LANGUAGE OF LANDSCAPE – Memories Fade Under A Shallow Autumn Snow (Phantom Channel)
The Phantom Channel website seems to have disappeared. I don’t know whether that means that the label has too. It would be a pity if it had as they’ve been responsible for some fine releases over the last couple of years. Memories Fade… is a collection of three lengthy pieces of gentle reflection put together by Chris Tenz and Cory Zaradzur. This is ambient music in its purest form, where things unfold at a slow pace and where silence is an integral part of the music. It’s soporific, but in a good way, with it’s own still beauty. The music’s still available for download at the Internet Archive here

IOSEB – The Ghost of Thirtythree (no label)
Ioseb are a quintet from Sweden who specialise in the epic, atmospheric end of the post-rock spectrum. The album’s title is derived from an eighteenth century tale of a supposed haunting at 33 Cock Lane near Smithfield Market in London, although the tracks themselves seem to have a World War 2 theme running through them (The Liberation of Paris, The Air Raids of Helsinki, The Planes Above etc). It’s partly instrumental, partly vocal, with the singer sounding uncomfortably close to Jonsi Birgisson. In fact, the imprint of Sigur Rós is all over this release. Still, it’s undeniably well executed.

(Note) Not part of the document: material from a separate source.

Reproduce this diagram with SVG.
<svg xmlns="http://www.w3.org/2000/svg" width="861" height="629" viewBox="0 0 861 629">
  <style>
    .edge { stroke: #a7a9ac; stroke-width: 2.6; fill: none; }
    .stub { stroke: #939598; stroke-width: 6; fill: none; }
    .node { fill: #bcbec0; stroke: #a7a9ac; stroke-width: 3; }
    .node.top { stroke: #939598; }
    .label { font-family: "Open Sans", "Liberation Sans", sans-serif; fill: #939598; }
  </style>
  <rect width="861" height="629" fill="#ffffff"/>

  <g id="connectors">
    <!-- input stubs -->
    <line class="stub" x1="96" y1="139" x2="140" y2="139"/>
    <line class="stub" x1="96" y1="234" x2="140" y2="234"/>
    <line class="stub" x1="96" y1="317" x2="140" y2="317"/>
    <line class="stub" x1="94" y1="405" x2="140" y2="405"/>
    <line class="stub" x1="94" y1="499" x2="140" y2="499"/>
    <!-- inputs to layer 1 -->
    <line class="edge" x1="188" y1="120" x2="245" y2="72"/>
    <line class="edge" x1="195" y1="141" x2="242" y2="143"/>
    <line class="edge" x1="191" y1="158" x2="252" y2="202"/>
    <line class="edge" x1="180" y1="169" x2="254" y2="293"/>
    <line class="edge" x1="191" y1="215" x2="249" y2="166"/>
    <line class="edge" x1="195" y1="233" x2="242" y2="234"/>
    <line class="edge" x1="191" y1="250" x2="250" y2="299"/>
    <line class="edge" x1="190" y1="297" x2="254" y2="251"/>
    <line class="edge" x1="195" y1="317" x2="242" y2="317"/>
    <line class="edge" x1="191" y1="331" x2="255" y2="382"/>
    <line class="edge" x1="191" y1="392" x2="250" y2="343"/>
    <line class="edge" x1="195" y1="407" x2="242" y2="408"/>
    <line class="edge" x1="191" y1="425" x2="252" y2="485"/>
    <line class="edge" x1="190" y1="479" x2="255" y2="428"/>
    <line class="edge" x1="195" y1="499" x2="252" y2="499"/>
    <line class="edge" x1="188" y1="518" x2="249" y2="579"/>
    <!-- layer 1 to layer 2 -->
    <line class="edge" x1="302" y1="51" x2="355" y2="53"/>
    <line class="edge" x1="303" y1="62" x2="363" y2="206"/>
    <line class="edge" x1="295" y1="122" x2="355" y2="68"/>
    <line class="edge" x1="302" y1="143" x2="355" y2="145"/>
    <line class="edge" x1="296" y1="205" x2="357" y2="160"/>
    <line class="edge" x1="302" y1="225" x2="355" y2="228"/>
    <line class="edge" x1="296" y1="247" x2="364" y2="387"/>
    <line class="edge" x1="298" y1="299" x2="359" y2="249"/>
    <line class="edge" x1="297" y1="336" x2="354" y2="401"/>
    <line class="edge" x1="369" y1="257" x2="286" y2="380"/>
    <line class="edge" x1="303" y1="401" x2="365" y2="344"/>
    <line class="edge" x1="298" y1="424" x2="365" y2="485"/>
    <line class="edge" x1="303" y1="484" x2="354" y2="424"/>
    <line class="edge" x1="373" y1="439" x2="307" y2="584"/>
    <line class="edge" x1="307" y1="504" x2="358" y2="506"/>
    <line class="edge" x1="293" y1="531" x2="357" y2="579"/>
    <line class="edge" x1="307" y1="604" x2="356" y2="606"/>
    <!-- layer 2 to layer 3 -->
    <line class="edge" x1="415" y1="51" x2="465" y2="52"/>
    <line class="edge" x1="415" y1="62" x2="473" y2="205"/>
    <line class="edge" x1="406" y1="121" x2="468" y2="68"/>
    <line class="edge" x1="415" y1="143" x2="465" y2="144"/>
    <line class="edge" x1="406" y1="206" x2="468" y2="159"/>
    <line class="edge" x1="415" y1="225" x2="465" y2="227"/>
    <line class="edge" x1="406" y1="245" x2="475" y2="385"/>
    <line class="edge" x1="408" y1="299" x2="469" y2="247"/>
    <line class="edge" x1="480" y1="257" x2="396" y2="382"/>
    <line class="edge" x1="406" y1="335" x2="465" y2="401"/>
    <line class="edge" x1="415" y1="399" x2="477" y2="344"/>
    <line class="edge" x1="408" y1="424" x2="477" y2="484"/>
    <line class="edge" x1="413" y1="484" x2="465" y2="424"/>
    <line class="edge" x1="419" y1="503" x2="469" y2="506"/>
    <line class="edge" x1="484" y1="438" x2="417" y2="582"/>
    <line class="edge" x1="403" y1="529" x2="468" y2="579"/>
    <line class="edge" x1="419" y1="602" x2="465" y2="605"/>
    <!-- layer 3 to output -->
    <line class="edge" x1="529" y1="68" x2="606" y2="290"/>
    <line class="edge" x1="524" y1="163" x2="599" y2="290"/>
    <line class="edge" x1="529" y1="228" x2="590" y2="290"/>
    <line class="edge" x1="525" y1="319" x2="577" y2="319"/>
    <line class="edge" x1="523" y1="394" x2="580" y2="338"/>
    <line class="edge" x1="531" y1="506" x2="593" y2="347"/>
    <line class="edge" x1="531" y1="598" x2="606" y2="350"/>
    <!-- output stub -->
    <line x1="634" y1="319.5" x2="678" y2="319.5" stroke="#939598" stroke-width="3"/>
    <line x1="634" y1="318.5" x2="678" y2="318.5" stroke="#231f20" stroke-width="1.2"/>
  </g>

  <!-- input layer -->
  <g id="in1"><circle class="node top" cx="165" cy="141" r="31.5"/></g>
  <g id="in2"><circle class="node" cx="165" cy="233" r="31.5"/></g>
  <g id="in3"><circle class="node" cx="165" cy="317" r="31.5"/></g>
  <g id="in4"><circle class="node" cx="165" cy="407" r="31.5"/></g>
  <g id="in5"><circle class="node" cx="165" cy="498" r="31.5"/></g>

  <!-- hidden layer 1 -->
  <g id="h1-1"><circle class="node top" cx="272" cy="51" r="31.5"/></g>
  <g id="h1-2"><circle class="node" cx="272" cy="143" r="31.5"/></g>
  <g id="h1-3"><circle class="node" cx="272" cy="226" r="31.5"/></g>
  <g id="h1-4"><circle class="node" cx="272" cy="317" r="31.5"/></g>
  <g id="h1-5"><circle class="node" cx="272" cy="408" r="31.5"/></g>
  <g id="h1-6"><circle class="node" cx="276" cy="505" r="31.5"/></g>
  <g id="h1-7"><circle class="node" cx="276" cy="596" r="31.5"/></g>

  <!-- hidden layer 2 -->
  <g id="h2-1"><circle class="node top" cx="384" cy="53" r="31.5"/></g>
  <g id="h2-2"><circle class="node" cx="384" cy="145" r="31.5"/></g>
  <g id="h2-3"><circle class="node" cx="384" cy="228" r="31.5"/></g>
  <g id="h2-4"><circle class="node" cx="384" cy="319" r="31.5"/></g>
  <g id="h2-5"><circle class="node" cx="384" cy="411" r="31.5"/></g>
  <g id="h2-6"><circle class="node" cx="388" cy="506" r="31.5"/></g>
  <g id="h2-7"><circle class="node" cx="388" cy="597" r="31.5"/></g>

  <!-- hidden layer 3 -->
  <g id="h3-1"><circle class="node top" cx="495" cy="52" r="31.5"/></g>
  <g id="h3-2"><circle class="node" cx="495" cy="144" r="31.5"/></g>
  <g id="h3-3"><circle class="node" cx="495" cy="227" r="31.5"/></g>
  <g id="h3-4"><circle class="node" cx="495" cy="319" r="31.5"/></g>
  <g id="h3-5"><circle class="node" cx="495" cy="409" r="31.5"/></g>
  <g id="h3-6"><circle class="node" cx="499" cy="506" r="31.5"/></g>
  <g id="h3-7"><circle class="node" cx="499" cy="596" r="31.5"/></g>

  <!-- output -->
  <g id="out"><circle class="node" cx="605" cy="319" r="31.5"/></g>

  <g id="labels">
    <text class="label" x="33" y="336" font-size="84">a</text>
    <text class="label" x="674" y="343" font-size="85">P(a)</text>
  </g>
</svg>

MIDAS FALL – Eleven, Return & Revert (Monotreme)
The ghost of Bang Bang Machine hangs heavily over this Edinburgh five piece. They even have a singer called Elizabeth. Well played, well produced, well sung, and well put together, there is nevertheless something lacking here. A heart maybe? It just seems too slick and empty. There are the post rock flourishes, the odd cinematic moment, but in essence this is really just unadventurous AOR with a modernist twist. No doubt they’ll be huge, but I have to confess I found Eleven, Return and Revert terribly dull.